The state-run Fars News Agency, in a detailed report on the first session, referred to the organization as “hypocrites” and emphasized the need to confront them, writing, “Another important point is that the danger of hypocrites to any society is greater than the danger of other enemies because understanding them is often not straightforward. They are internal enemies and sometimes infiltrate society to such an extent that separating them becomes extremely difficult.”
“Moreover, their various relationships with other members of society make the struggle against them challenging,” the news agency which is run by the Islamic Revolutionary Guard Corps added. “For this reason, Islam throughout its history has suffered the most significant blows from the hypocrites, and for the same reason, the Quran has directed its toughest attacks against the hypocrites, continually warning against dealing with them and waging jihad against them.”
While the theatrical trial claims to have a legal nature and makes considerable efforts in administrative formalities, most of its time is spent reiterating government propaganda regarding the PMOI’s nature, history, and internal dynamics, thereby deviating completely from the supposed focus of a criminal court.
The session appears to carry significant weight for a domestic audience, as almost all the seats are filled with pictures or families of those whom the regime claims to be victims of the organization. The prosecutor promises them revenge.
In the text of the indictment read by the prosecutor’s representative, after outlining the PMOI’s history and residence in Albania, threats of killing and elimination are made.
It states, “All elements of this group, like members of the so-called ISIS, although residing in different countries and currently unable to carry out organized military operations, still potentially pose a security threat to all resident countries. Nonetheless, by law and for the sake of justice, they must confront their demise.”

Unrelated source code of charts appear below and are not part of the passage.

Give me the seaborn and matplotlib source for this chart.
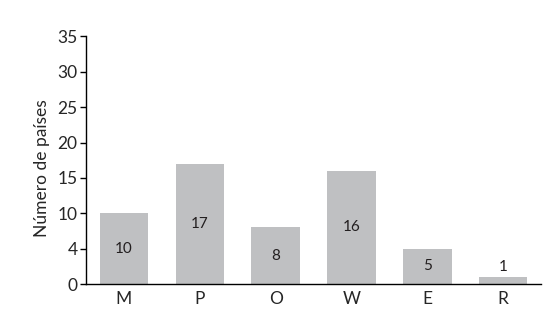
import matplotlib
matplotlib.use('Agg')
import matplotlib.pyplot as plt
import numpy as np
import pandas as pd
import seaborn as sns

categories = ['M', 'P', 'O', 'W', 'E', 'R']
values = [10, 17, 8, 16, 5, 1]
y_ticks = [0, 5, 10, 15, 20, 25, 30, 35]
y_tick_labels = ['0', '4', '10', '15', '20', '25', '30', '35']

sns.set_style('white')
plt.rcParams['font.family'] = ['Lato', 'DejaVu Sans']

df = pd.DataFrame({'cat': categories, 'n': values})

fig = plt.figure(figsize=(5.55, 3.25), dpi=100)
ax = fig.add_axes([0.155, 0.126, 0.82, 0.762])
sns.barplot(data=df, x='cat', y='n', color='#bfc0c2', saturation=1,
            width=0.64, linewidth=0, ax=ax)

# value labels inside bars (at half height, kept above tiny bars)
for i, v in enumerate(values):
    ax.text(i, max(v / 2, 2.4), str(v), ha='center', va='center',
            fontsize=11, color='#231f20')

ax.set_xlim(-0.5, len(categories) - 0.5)
ax.set_ylim(0, 35)
ax.set_yticks(y_ticks)
ax.set_yticklabels(y_tick_labels, fontsize=12.5)
ax.set_xticks(np.arange(len(categories)))
ax.set_xticklabels(categories, fontsize=12.5)
ax.set_xticks(np.arange(len(categories) + 1) - 0.5, minor=True)
ax.tick_params(axis='x', which='major', length=0, pad=5)
ax.tick_params(axis='x', which='minor', length=4, width=1, direction='out',
               color='black')
ax.tick_params(axis='y', length=4, width=1, direction='out', color='black',
               pad=2, left=True)
ax.set_xlabel('')
ax.set_ylabel('Número de países', fontsize=12.5)
ax.yaxis.set_label_coords(-0.08, 0.47)

sns.despine(ax=ax)
for side in ['left', 'bottom']:
    ax.spines[side].set_color('black')
    ax.spines[side].set_linewidth(1)

fig.savefig('out.png', dpi=100)
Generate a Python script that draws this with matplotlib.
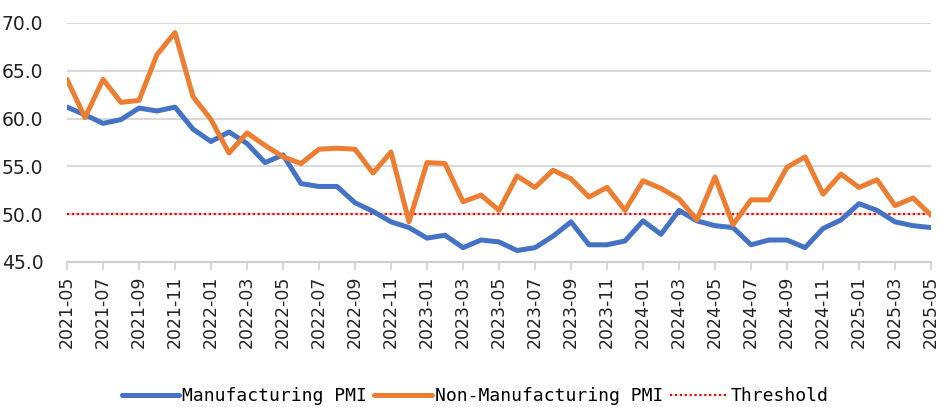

However, what is clearer from the rhetoric and ludicrous displays is the regime’s terrorist actions. The orchestrated attempt against the former Vice President of the European Parliament, Professor Alejo Vidal Quadras, on November 9, and the hundreds of other Iranians killed by this regime, have never seen the judgment of a court.
Negative propaganda and media attacks on the Iranian Resistance have always been a significant part of the strategy of the Iranian regime. Whether a legal verdict is added to this long list of falsehoods and accusations against the Iranian Resistance is only a matter of time.
This regime, in negotiations with representatives of Western countries over its nuclear program exposed by the NCRI in 1991, in direct talks with the United States in Iraq, and secret talks in Geneva, Doha, and other locations worldwide, has consistently prioritized suppressing the PMOI. It is obvious that this trial spectacle will only add more reasons for such bargaining behind closed doors.
However, the primary and indisputable objective is not situated beyond Iran’s borders but resides within the nation itself. Following the nationwide uprising of the Iranian people and the Supreme Leader’s assertion of pardoning 30,000 protesters, the NCRI, in a subsequent statement, refuted Ali Khamenei’s claim, cautioning about its lack of information concerning the fate of over 3,626 of its supporters held in Iranian prisons.
The execution of more than 30,000 political prisoners in 1988, with over 90% of them affiliated with the PMOI, extends beyond being a mere brutal chapter in Iran’s history; it stands as a guiding principle for the survival of the clerical dictatorship. While Ali Khamenei may lack the religious or political stature of his predecessor to orchestrate another genocide, he certainly believes he possesses the means to do so.